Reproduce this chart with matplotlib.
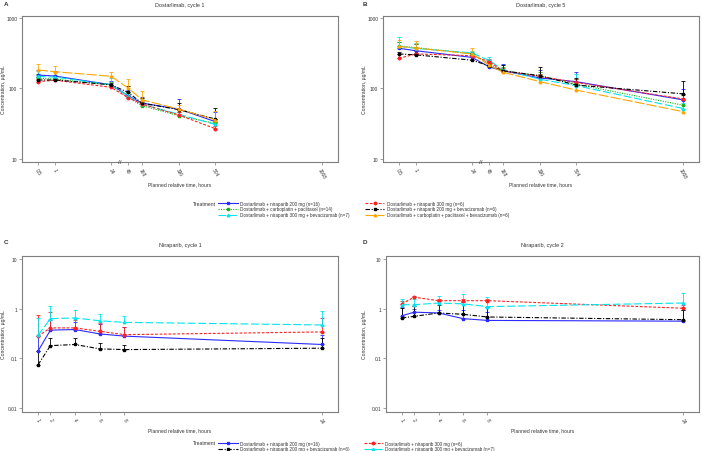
import numpy as np
import matplotlib
matplotlib.use("Agg")
import matplotlib.pyplot as plt
from matplotlib.transforms import blended_transform_factory

plt.rcParams['font.family'] = ['Liberation Sans', 'DejaVu Sans']

# ---------------- data ----------------
# dostarlimab sampling times (hours)
t_c1 = [0.5, 1, 24, 48, 168, 336, 504]
t_c5 = [0.5, 1, 24, 48, 168, 336, 504, 1008]
dost_ticks = [0.5, 1, 24, 48, 168, 336, 504, 1008]
dost_ticklabels = ['0.5', '1', '24', '48', '168', '336', '504', '1008']

# cycle 1 means / SD (ug/mL)
c1_nir200 = [155, 150, 113, 79, 62, 51, 34]
c1_nir200_sd = [25, 25, 15, 15, 14, 20, 12]
c1_cp = [140, 136, 112, 75, 57, 41, 32]
c1_cp_sd = [20, 20, 12, 10, 8, 6, 5]
c1_nir300bev = [148, 145, 113, 78, 60, 43, 31]
c1_nir300bev_sd = [30, 25, 30, 12, 10, 8, 6]
c1_nir300 = [125, 131, 104, 74, 60, 42, 27]
c1_nir300_sd = [10, 8, 6, 8, 6, 4, 2]
c1_nir200bev = [132, 132, 113, 88, 62, 50, 37]
c1_nir200bev_sd = [12, 10, 8, 20, 12, 12, 16]
c1_cpbev = [183, 173, 149, 102, 69, 51, 36]
c1_cpbev_sd = [36, 37, 21, 34, 24, 7, 12]

# cycle 5
c5_nir200 = [372, 343, 276, 203, 178, 141, 125, 69]
c5_nir200_sd = [90, 90, 40, 40, 45, 40, 45, 30]
c5_cp = [400, 380, 310, 225, 180, 150, 115, 58]
c5_cp_sd = [60, 50, 20, 30, 20, 20, 20, 10]
c5_nir300bev = [400, 370, 320, 250, 185, 135, 110, 52]
c5_nir300bev_sd = [130, 70, 20, 30, 30, 25, 50, 10]
c5_nir300 = [268, 309, 292, 240, 178, 148, 122, 71]
c5_nir300_sd = [40, 30, 20, 25, 15, 15, 15, 10]
c5_nir200bev = [309, 300, 252, 210, 178, 152, 112, 84]
c5_nir200bev_sd = [20, 20, 70, 30, 40, 50, 30, 42]
c5_cpbev = [395, 375, 310, 215, 170, 125, 95, 47]
c5_cpbev_sd = [100, 90, 60, 40, 20, 20, 15, 5]

# niraparib sampling times (hours)
t_nir = [1, 2, 4, 6, 8, 24]
nir_ticklabels = ['1', '2', '4', '6', '8', '24']

n1_nir200 = [0.14, 0.37, 0.38, 0.31, 0.28, 0.19]
n1_nir200_sd = [0.14, 0.23, 0.17, 0.17, 0.15, 0.11]
n1_nir300 = [0.28, 0.41, 0.41, 0.35, 0.30, 0.34]
n1_nir300_sd = [0.47, 0.46, 0.19, 0.17, 0.12, 0.31]
n1_nir200bev = [0.074, 0.18, 0.19, 0.155, 0.15, 0.16]
n1_nir200bev_sd = [0.066, 0.08, 0.07, 0.045, 0.035, 0.10]
n1_nir300bev = [0.29, 0.63, 0.65, 0.57, 0.53, 0.47]
n1_nir300bev_sd = [0.36, 0.49, 0.30, 0.21, 0.19, 0.41]

n2_nir200 = [0.72, 0.85, 0.82, 0.63, 0.58, 0.56]
n2_nir200_sd = [0.38, 0.15, 0.13, 0.32, 0.27, 0.39]
n2_nir300 = [1.25, 1.70, 1.45, 1.45, 1.45, 1.02]
n2_nir300_sd = [0.20, 0.10, 0.10, 0.10, 0.10, 0.18]
n2_nir200bev = [0.65, 0.70, 0.82, 0.77, 0.68, 0.60]
n2_nir200bev_sd = [0.40, 0.45, 0.38, 0.58, 0.42, 0.35]
n2_nir300bev = [1.20, 1.20, 1.30, 1.25, 1.10, 1.30]
n2_nir300bev_sd = [0.35, 0.35, 0.50, 0.75, 0.60, 0.75]

lab_nir200 = 'Dostarlimab + niraparib 200 mg (n=16)'
lab_cp = 'Dostarlimab + carboplatin + paclitaxel (n=14)'
lab_nir300bev = 'Dostarlimab + niraparib 300 mg + bevacizumab (n=7)'
lab_nir300 = 'Dostarlimab + niraparib 300 mg (n=6)'
lab_nir200bev = 'Dostarlimab + niraparib 200 mg + bevacizumab (n=6)'
lab_cpbev = 'Dostarlimab + carboplatin + paclitaxel + bevacizumab (n=6)'

# ---------------- styles ----------------
sty = {
    'nir200': dict(color='#2b2bff', ls='-', marker='s'),
    'cp': dict(color='#19b319', ls=(0, (1, 1.2)), marker='s'),
    'nir300bev': dict(color='#00e5ee', ls=(0, (7, 2.5)), marker='^'),
    'nir300': dict(color='#ff2020', ls=(0, (2.5, 1.5)), marker='o'),
    'nir200bev': dict(color='black', ls=(0, (4, 1.5, 1, 1.5)), marker='s'),
    'cpbev': dict(color='#ffa500', ls=(0, (9, 2)), marker='^'),
}
GREY = '#7f7f7f'
TXT = '#333333'
FS = 4.0


def series(ax, x, y, sd, key, label):
    s = sty[key]
    y = np.asarray(y, float)
    sd = np.asarray(sd, float)
    ax.errorbar(x, y, yerr=[np.zeros_like(sd), sd], color=s['color'],
                ls='none', elinewidth=0.6, capsize=1.6, capthick=0.6, zorder=2)
    h, = ax.plot(x, y, color=s['color'], ls=s['ls'], lw=0.8,
                 marker=s['marker'], ms=1.8, label=label, zorder=3)
    return h


# piecewise time scale for dostarlimab panels (broken axis after 24 h)
knot_t = [0.1, 0.5, 1, 24, 48, 168, 336, 504, 1008, 1083]
knot_p = [0, 16, 33, 89, 106, 120, 157, 193, 300, 316]


def fwd(t):
    return np.interp(t, knot_t, knot_p)


def inv(p):
    return np.interp(p, knot_p, knot_t)


W, H = 702, 452
fig = plt.figure(figsize=(W / 100, H / 100), dpi=100)


def axes_px(l, t, r, b):
    return fig.add_axes([l / W, 1 - b / H, (r - l) / W, (b - t) / H])


def style_axes(ax, title, yt, ytl, ylim, ylab_px):
    ax.set_yscale('log')
    ax.set_ylim(*ylim)
    ax.yaxis.set_major_locator(matplotlib.ticker.FixedLocator(yt))
    ax.yaxis.set_minor_locator(matplotlib.ticker.NullLocator())
    ax.set_yticklabels(ytl)
    for sp in ax.spines.values():
        sp.set_color(GREY)
        sp.set_linewidth(0.8)
    ax.tick_params(axis='both', length=2, width=0.5, color=GREY,
                   labelsize=3.5, labelcolor=TXT, pad=1.5)
    for lab in ax.get_xticklabels():
        lab.set_rotation(-60)
        lab.set_ha('center')
        lab.set_va('top')
    ax.set_title(title, fontsize=FS, color=TXT, pad=7)
    ax.set_ylabel('Concentration, \u00b5g/mL', fontsize=3.6, color=TXT)
    ax.set_xlabel('Planned relative time, hours', fontsize=3.6, color=TXT)
    bb = ax.get_position()
    ax.yaxis.set_label_coords((ylab_px / W - bb.x0) / bb.width, 0.5)
    ax.xaxis.set_label_coords(0.5, -0.135)


axA = axes_px(22, 17, 338, 163)
axB = axes_px(383, 17, 699, 163)
axC = axes_px(22, 257, 338, 413)
axD = axes_px(386, 257, 699, 413)

# ----- A & B -----
hA = []
for ax, t, d in [
    (axA, t_c1, [(c1_nir200, c1_nir200_sd, 'nir200', lab_nir200),
                 (c1_cp, c1_cp_sd, 'cp', lab_cp),
                 (c1_nir300bev, c1_nir300bev_sd, 'nir300bev', lab_nir300bev),
                 (c1_nir300, c1_nir300_sd, 'nir300', lab_nir300),
                 (c1_nir200bev, c1_nir200bev_sd, 'nir200bev', lab_nir200bev),
                 (c1_cpbev, c1_cpbev_sd, 'cpbev', lab_cpbev)]),
    (axB, t_c5, [(c5_nir200, c5_nir200_sd, 'nir200', lab_nir200),
                 (c5_cp, c5_cp_sd, 'cp', lab_cp),
                 (c5_nir300bev, c5_nir300bev_sd, 'nir300bev', lab_nir300bev),
                 (c5_nir300, c5_nir300_sd, 'nir300', lab_nir300),
                 (c5_nir200bev, c5_nir200bev_sd, 'nir200bev', lab_nir200bev),
                 (c5_cpbev, c5_cpbev_sd, 'cpbev', lab_cpbev)]),
]:
    ax.set_xscale('function', functions=(fwd, inv))
    hs = [series(ax, t, y, sd, k, lab) for y, sd, k, lab in d]
    if not hA:
        hA = hs
    ax.set_xlim(0.1, 1083)
    ax.set_xticks(dost_ticks)
    ax.set_xticklabels(dost_ticklabels)
    ax.xaxis.set_minor_locator(matplotlib.ticker.NullLocator())
    tr = blended_transform_factory(ax.transData, ax.transAxes)
    ax.text(36, 0.0, '//', transform=tr, ha='center', va='center',
            fontsize=4.5, color=TXT, clip_on=False)

style_axes(axA, 'Dostarlimab, cycle 1', [10, 100, 1000], ['10', '100', '1000'], (9.06, 1067), 6)
style_axes(axB, 'Dostarlimab, cycle 5', [10, 100, 1000], ['10', '100', '1000'], (9.06, 1067), 367)

# ----- C & D -----
hC = []
for ax, d in [
    (axC, [(n1_nir200, n1_nir200_sd, 'nir200', lab_nir200),
           (n1_nir200bev, n1_nir200bev_sd, 'nir200bev', lab_nir200bev),
           (n1_nir300, n1_nir300_sd, 'nir300', lab_nir300),
           (n1_nir300bev, n1_nir300bev_sd, 'nir300bev', lab_nir300bev)]),
    (axD, [(n2_nir200, n2_nir200_sd, 'nir200', lab_nir200),
           (n2_nir200bev, n2_nir200bev_sd, 'nir200bev', lab_nir200bev),
           (n2_nir300, n2_nir300_sd, 'nir300', lab_nir300),
           (n2_nir300bev, n2_nir300bev_sd, 'nir300bev', lab_nir300bev)]),
]:
    hs = [series(ax, t_nir, y, sd, k, lab) for y, sd, k, lab in d]
    if not hC:
        hC = hs
    ax.set_xlim(-0.3, 25.3)
    ax.set_xticks(t_nir)
    ax.set_xticklabels(nir_ticklabels)

yt_n = [0.01, 0.1, 1, 10]
ytl_n = ['0.01', '0.1', '1', '10']
style_axes(axC, 'Niraparib, cycle 1', yt_n, ytl_n, (0.0083, 11.5), 6)
style_axes(axD, 'Niraparib, cycle 2', yt_n, ytl_n, (0.0083, 11.5), 367)
axC.xaxis.set_label_coords(0.5, -0.095)
axD.xaxis.set_label_coords(0.5, -0.095)

# panel letters
for x, y, s in [(4, 5, 'A'), (363, 5, 'B'), (4, 243, 'C'), (363, 243, 'D')]:
    fig.text(x / W, 1 - y / H, s, fontsize=4.5, fontweight='bold', color=TXT,
             ha='left', va='center')

# legends
fig.text(193 / W, 1 - 205 / H, 'Treatment', fontsize=3.6, color=TXT, ha='left', va='center')
fig.legend(hA, [h.get_label() for h in hA], ncol=2, loc='upper left',
           bbox_to_anchor=(216 / W, 1 - 199.5 / H), frameon=False, fontsize=3.3,
           handlelength=4.2, handletextpad=0.5, columnspacing=3.4,
           labelspacing=0.15, borderpad=0, labelcolor=TXT)

fig.text(193 / W, 1 - 444 / H, 'Treatment', fontsize=3.6, color=TXT, ha='left', va='center')
fig.legend(hC, [h.get_label() for h in hC], ncol=2, loc='upper left',
           bbox_to_anchor=(216 / W, 1 - 439.5 / H), frameon=False, fontsize=3.3,
           handlelength=4.2, handletextpad=0.5, columnspacing=3.1,
           labelspacing=0.15, borderpad=0, labelcolor=TXT)

fig.savefig('out.png', dpi=100)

+--

§ **Work required**: Exactly as written, please give again the lines from the beginning of the listing through the line containing "plt.rcParams['font.family'] = ['Liberation", inclusive, without any pictures.

§ **Output of the task**:
Reproduce this chart with matplotlib.
import numpy as np
import matplotlib
matplotlib.use("Agg")
import matplotlib.pyplot as plt
from matplotlib.transforms import blended_transform_factory

plt.rcParams['font.family'] = ['Liberation Sans', 'DejaVu Sans']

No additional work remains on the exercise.